Objective: Search the listing below for the string "seaborn" and show each line that contains it.

Information supplied:

[BEGIN]

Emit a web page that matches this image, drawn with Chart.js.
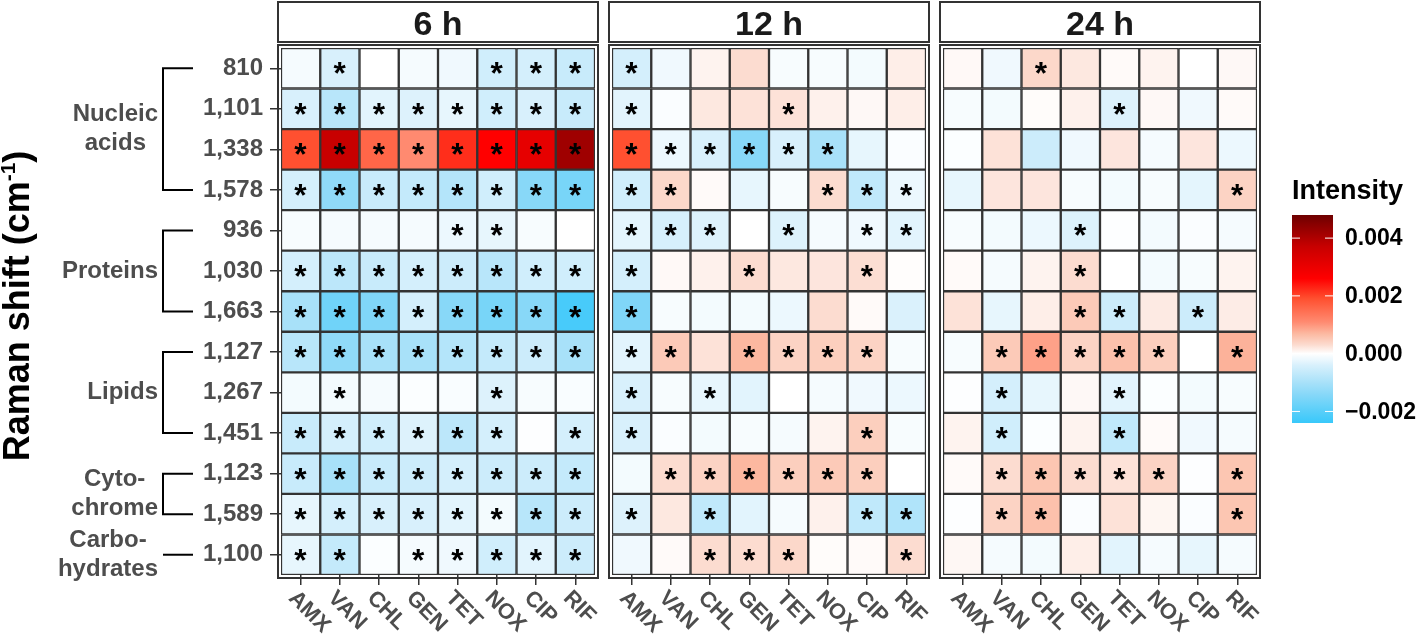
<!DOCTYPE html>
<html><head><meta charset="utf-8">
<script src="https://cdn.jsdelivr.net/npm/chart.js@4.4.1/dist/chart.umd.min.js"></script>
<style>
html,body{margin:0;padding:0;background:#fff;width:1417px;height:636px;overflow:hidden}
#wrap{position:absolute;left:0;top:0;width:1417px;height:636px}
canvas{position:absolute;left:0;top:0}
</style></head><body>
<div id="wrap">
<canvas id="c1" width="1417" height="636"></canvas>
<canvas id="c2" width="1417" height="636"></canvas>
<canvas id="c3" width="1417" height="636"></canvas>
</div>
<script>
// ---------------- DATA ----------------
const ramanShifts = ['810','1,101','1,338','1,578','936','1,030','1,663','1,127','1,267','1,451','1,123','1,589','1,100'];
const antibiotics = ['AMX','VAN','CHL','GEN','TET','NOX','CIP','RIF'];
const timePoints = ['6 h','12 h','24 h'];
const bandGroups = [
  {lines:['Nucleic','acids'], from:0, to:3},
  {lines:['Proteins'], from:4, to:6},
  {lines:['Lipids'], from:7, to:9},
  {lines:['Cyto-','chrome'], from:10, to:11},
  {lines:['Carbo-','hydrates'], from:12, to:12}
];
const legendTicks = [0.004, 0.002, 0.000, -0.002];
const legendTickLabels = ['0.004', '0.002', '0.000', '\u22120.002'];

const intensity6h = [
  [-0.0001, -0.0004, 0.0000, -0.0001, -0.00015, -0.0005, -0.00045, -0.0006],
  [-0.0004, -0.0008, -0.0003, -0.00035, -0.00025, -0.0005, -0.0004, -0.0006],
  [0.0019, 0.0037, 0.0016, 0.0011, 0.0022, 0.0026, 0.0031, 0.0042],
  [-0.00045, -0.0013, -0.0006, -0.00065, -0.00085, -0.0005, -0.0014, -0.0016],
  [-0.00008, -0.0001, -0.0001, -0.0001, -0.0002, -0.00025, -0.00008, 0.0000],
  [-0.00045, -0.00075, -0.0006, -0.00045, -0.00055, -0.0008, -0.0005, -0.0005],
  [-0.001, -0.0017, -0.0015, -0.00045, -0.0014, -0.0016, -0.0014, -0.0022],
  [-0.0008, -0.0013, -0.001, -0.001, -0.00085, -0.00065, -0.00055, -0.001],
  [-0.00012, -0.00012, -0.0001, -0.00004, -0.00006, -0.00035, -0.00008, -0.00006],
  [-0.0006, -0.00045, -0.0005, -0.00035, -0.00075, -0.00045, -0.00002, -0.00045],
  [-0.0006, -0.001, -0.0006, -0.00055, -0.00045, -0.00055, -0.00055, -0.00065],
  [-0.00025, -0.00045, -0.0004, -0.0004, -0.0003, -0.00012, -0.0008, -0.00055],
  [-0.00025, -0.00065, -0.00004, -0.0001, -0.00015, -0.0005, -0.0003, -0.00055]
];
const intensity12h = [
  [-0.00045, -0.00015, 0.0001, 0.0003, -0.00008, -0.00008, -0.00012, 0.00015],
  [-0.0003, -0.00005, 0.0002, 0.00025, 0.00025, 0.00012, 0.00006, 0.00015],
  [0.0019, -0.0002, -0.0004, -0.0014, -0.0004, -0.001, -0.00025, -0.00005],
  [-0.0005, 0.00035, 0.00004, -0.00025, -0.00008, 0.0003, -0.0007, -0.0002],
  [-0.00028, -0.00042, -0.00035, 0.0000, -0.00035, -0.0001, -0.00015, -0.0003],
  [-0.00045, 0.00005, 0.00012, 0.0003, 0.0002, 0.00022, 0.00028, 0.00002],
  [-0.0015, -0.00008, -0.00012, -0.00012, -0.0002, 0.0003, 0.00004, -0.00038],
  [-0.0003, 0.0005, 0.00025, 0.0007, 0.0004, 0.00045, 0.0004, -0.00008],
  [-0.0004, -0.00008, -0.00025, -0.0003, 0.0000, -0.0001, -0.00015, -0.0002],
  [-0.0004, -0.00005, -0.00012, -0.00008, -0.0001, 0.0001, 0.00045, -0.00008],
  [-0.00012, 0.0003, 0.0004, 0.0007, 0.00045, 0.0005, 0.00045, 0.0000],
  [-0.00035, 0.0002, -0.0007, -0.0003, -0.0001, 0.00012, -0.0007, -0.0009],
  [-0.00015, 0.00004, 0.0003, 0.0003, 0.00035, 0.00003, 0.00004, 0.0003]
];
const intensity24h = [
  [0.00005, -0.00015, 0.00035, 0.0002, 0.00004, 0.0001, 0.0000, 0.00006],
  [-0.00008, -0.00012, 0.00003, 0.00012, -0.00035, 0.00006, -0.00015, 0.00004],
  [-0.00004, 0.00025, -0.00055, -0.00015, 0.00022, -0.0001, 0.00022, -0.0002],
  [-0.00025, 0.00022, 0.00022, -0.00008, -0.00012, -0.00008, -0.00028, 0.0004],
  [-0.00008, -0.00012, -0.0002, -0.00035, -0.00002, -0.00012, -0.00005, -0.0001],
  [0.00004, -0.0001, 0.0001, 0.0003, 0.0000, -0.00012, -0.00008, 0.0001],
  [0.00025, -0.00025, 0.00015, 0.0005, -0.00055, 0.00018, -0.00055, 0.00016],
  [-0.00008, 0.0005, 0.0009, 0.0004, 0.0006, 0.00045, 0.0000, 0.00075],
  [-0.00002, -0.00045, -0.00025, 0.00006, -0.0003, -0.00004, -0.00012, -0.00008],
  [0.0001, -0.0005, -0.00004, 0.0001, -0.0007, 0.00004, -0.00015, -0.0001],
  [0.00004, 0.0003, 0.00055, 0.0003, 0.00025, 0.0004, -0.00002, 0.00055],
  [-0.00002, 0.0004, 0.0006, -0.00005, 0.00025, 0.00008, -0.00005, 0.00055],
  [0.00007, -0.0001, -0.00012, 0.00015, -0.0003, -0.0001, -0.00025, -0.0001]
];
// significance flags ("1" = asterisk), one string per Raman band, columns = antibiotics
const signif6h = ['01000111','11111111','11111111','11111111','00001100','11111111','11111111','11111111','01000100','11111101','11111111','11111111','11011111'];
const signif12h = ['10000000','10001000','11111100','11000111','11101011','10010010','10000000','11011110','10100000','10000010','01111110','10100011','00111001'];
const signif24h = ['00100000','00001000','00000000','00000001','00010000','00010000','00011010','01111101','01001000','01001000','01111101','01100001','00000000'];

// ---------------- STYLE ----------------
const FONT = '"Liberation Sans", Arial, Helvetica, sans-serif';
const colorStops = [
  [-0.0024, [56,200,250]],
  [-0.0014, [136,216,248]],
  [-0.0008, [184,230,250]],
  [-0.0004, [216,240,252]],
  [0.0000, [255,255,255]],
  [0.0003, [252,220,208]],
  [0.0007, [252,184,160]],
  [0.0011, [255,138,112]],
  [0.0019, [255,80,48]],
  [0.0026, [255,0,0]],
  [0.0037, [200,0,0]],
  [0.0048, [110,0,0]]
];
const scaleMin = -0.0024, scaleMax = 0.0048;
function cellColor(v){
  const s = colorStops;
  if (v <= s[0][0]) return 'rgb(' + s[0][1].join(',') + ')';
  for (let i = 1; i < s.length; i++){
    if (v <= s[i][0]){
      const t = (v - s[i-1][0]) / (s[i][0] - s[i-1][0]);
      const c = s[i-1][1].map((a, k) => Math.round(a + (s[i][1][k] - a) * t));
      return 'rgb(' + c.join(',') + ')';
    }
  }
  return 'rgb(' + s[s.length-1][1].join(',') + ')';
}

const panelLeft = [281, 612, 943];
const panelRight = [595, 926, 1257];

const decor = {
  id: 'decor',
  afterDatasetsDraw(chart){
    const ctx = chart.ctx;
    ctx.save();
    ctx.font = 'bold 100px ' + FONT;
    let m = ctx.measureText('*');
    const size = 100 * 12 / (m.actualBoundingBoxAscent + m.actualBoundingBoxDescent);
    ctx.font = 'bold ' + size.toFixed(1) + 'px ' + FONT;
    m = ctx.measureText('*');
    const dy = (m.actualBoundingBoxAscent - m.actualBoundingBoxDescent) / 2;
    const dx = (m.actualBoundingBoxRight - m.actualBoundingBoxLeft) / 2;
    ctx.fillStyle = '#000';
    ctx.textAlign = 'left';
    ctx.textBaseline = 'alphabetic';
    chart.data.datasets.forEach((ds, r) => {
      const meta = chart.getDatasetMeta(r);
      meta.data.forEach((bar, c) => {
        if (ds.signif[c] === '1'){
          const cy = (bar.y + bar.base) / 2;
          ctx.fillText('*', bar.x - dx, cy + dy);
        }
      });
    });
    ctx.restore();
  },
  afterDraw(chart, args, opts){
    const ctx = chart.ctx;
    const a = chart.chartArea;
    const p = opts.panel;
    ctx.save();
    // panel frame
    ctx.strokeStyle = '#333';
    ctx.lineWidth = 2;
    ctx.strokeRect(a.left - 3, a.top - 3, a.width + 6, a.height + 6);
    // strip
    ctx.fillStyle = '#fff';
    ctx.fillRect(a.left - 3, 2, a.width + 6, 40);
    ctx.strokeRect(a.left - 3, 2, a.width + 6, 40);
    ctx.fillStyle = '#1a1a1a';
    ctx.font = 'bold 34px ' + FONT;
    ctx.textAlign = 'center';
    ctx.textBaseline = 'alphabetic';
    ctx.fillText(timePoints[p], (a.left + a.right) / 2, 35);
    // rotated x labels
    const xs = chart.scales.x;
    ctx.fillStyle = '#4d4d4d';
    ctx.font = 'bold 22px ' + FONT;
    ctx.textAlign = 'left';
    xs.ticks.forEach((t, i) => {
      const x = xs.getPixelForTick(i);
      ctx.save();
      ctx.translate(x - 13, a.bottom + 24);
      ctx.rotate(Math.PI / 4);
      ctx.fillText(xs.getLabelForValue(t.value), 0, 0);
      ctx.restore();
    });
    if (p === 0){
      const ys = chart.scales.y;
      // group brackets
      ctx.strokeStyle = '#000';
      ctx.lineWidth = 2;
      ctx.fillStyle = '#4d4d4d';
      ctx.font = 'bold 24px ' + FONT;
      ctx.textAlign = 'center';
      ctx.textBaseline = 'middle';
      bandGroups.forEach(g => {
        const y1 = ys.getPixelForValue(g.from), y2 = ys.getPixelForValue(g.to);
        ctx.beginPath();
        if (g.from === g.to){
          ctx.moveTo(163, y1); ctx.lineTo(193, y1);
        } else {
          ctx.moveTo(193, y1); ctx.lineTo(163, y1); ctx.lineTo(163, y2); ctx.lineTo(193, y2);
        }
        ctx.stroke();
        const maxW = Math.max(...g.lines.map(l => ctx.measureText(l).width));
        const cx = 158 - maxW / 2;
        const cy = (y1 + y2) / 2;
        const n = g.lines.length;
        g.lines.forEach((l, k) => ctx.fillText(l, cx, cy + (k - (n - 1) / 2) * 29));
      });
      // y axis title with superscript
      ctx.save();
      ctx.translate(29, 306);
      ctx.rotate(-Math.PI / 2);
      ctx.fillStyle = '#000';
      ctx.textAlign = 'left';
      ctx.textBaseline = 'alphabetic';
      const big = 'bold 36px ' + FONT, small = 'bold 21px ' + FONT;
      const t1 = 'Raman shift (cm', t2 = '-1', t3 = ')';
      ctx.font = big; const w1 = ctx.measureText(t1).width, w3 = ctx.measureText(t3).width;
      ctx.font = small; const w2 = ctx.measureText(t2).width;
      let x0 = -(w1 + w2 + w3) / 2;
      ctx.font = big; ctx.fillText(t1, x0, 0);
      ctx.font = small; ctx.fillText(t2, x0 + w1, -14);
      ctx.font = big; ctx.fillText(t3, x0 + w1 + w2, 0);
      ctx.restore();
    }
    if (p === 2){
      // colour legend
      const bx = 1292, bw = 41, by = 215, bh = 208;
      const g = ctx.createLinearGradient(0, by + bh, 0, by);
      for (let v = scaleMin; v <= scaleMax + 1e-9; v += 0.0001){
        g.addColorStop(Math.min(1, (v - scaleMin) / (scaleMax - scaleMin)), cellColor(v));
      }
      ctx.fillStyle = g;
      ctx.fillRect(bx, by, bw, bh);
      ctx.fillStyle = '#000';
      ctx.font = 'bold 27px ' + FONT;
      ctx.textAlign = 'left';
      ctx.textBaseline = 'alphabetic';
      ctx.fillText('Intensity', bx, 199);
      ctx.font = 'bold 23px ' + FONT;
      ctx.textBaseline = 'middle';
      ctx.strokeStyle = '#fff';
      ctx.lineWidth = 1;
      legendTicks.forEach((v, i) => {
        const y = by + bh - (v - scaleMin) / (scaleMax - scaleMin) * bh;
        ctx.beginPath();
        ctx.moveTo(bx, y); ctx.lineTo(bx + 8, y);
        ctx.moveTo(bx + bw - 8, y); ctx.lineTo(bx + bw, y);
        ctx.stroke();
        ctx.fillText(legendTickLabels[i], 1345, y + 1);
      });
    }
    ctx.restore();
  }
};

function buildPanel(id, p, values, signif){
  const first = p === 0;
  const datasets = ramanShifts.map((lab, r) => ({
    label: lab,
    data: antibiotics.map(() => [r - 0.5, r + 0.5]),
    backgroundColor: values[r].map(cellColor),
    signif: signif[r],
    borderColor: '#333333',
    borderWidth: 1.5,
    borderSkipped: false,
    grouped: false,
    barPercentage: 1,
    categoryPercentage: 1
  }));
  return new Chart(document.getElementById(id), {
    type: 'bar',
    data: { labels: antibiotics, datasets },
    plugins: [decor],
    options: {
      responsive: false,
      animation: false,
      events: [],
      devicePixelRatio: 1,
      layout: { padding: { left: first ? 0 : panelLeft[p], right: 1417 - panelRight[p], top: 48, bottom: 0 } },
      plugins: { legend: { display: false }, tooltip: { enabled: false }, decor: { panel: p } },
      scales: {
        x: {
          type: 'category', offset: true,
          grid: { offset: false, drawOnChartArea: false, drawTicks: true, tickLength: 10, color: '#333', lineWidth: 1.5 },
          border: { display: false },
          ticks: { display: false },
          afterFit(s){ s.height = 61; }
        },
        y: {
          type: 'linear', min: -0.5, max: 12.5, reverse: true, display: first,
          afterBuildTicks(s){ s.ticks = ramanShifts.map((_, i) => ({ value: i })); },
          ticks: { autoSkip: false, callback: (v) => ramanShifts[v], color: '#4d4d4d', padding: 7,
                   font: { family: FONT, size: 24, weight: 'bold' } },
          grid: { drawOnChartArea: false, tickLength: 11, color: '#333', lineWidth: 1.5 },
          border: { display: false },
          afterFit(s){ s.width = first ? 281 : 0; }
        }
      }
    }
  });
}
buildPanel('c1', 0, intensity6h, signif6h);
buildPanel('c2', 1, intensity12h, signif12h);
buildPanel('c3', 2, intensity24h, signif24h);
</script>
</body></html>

[END]
[BEGIN]

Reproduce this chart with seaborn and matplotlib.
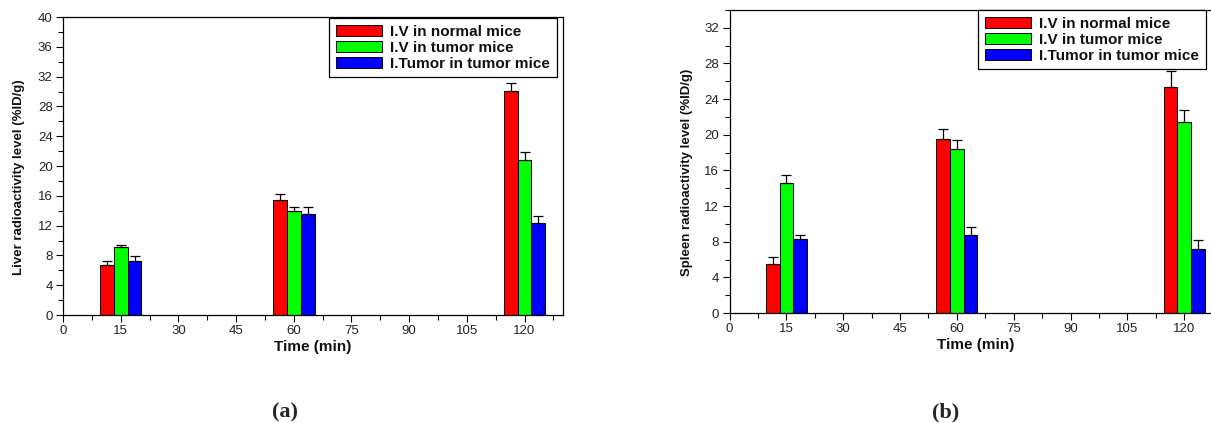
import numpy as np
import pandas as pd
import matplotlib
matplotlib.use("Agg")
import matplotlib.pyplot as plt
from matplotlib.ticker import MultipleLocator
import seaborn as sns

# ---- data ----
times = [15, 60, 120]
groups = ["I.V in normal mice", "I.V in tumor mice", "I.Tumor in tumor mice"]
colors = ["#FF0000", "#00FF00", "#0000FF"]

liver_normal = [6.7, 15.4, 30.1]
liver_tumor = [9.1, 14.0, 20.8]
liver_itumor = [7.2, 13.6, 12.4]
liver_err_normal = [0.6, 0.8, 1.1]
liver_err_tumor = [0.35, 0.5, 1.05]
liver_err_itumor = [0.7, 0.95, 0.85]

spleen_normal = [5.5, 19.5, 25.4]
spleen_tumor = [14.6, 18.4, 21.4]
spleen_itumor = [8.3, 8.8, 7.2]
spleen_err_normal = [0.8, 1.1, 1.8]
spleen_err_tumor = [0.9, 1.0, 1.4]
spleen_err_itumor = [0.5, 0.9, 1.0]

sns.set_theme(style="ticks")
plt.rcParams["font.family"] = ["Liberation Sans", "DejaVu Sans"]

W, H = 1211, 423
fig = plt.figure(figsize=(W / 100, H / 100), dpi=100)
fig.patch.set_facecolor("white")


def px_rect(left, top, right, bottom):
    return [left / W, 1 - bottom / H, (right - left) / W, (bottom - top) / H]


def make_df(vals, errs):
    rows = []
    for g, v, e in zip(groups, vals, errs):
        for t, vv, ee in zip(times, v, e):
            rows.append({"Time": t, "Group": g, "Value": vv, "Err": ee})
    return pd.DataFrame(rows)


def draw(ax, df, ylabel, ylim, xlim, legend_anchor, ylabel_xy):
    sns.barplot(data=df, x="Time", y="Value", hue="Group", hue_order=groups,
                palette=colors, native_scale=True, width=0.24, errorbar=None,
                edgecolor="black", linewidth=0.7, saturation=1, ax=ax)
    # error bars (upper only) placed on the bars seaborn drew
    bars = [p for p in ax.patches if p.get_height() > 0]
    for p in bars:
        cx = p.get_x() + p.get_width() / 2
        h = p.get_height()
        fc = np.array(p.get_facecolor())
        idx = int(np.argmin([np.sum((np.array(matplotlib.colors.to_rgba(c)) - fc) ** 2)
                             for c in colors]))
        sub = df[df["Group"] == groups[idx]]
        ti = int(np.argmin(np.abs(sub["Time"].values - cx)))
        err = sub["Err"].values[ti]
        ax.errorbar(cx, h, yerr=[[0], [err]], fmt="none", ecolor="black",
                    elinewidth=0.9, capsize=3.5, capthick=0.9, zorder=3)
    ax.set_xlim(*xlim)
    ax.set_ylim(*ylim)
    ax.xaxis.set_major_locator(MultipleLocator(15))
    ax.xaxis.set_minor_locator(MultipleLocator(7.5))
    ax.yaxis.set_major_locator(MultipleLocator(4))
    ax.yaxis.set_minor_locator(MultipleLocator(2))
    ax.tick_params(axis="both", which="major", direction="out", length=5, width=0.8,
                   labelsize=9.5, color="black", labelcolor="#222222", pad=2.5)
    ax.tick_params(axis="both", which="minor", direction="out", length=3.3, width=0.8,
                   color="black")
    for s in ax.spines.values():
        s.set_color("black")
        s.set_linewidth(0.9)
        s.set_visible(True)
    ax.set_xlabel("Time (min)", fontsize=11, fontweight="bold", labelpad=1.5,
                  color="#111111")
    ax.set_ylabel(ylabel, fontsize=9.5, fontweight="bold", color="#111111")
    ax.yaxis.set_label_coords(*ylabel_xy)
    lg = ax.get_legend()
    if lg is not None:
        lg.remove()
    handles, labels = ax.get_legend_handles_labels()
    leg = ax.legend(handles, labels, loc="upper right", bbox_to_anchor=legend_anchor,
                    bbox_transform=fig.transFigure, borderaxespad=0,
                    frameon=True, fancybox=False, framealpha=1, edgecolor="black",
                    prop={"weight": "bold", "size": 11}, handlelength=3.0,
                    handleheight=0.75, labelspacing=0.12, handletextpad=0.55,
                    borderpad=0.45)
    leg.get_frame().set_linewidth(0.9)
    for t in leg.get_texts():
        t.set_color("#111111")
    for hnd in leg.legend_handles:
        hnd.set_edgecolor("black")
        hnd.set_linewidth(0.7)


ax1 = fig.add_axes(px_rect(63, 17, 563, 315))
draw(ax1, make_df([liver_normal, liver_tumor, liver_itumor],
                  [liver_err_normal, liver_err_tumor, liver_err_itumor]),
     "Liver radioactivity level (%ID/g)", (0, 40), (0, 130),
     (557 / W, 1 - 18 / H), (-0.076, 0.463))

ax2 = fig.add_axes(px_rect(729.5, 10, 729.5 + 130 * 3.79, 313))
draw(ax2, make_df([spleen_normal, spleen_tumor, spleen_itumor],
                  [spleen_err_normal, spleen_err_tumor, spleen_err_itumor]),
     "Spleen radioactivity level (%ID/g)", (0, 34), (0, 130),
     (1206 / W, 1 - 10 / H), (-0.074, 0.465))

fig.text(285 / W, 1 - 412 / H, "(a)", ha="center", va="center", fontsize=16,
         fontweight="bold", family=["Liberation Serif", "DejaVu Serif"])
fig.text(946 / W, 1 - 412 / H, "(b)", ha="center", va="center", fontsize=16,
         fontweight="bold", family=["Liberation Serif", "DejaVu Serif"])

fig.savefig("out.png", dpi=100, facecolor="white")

[END]

Answer to this exercise:
Reproduce this chart with seaborn and matplotlib.
import seaborn as sns
    # error bars (upper only) placed on the bars seaborn drew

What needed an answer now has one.